イスタンブールは、ボスポラス海峡によりアジアとヨーロッパに分かれるトルコ最大の都市です。ヨーロッパ側は、金角湾によってさらに旧市街と新市街に分かれており、エリアごとに全く違う雰囲気を楽しむことができるのは、イスタンブールならではの魅力です。

ヨーロッパ側旧市街のバラットというエリアは、かつてブルガリア人を含む、多くのキリスト教徒が住むエリアでした。ビザンツ帝国時代には多くのユダヤ人が住み、コンスタンティノープル陥落後はギリシャ人などの異教徒も増えました。

オスマン帝国時代になると、この辺りに住むブルガリア正教徒やギリシア正教徒は、コンスタンティノープル総主教庁が置かれていた聖ゲオルギオス大聖堂で礼拝を行っていました。
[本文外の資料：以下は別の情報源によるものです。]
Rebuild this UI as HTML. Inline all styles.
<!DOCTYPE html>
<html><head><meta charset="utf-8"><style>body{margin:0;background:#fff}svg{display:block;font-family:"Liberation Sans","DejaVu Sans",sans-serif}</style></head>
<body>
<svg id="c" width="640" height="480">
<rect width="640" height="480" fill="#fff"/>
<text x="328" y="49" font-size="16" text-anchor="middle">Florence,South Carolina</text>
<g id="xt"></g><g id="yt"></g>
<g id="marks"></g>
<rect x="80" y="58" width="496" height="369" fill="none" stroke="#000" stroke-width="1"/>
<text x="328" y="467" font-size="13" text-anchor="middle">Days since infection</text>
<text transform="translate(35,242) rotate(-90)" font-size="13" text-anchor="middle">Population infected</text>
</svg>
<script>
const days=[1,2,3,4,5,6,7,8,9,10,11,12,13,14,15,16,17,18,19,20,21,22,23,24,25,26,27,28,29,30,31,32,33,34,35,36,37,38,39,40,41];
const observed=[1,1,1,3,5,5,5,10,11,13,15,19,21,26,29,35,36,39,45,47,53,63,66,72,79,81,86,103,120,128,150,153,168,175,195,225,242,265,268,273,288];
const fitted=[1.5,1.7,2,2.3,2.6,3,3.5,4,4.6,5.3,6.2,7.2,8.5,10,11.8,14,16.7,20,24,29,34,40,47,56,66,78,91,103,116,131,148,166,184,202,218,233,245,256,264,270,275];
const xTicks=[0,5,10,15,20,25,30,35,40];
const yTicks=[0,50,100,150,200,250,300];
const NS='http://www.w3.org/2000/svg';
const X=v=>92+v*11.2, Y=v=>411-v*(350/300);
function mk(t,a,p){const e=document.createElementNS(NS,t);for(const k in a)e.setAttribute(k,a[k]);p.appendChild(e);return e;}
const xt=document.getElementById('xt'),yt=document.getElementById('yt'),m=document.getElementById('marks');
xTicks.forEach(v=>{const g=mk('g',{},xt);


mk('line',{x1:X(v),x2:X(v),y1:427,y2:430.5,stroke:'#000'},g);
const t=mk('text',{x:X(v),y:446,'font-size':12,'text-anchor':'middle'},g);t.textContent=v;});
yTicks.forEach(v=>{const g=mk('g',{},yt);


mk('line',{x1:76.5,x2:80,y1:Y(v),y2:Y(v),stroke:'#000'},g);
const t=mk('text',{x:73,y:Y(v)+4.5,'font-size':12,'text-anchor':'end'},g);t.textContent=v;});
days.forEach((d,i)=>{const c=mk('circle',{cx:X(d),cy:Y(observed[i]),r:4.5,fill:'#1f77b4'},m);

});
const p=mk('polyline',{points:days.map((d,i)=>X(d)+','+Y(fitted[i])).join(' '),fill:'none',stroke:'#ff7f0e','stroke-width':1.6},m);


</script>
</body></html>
しかし19世紀の民族主義運動で、ブルガリア人は独自の教会を建設することが許されました。

教会の建設地に選ばれたのは、金角湾沿いの非常に拓けた空間です。ブルガリア人たちはバラットとフェネルの間に位置するこの湾沿いに、小さな木造の教会を造りました。その後、より大きな教会を建設する権利を国から得ると、アルメニア人建築家の協力を得ながら鉄筋造りの大規模な教会を造り上げたのです。

建築材料の一部は、現在のウィーンで造られ、船に載せられて、ドナウ川から黒海に抜け、ボスポラス海峡を渡り、金角湾沿いの建設地に届けられるほど大掛かりなものでした。1898年に完成し、現在はイスタンブールに住むブルガリア正教徒の祈りの場として機能していることはもちろん、ブルガリアからの旅行者や他国のキリスト教徒からも注目されて、毎日訪問者があとを絶ちません。

真っ白でシンプルな外観からは想像がつかないくらい、教会内部は神聖な雰囲気が漂っています。ネオゴシックとネオバロックの折衷が見事で、天井から吊るされた豪華なシャンデリアや壁面の細やかな装飾、美しい色合いのステンドグラスに目を見張らずにはいられません。聖人のイコンに接吻する訪問者も絶えず、この教会がいまでも信仰の場として機能しているとことを、見学しながら身をもって感じることができます。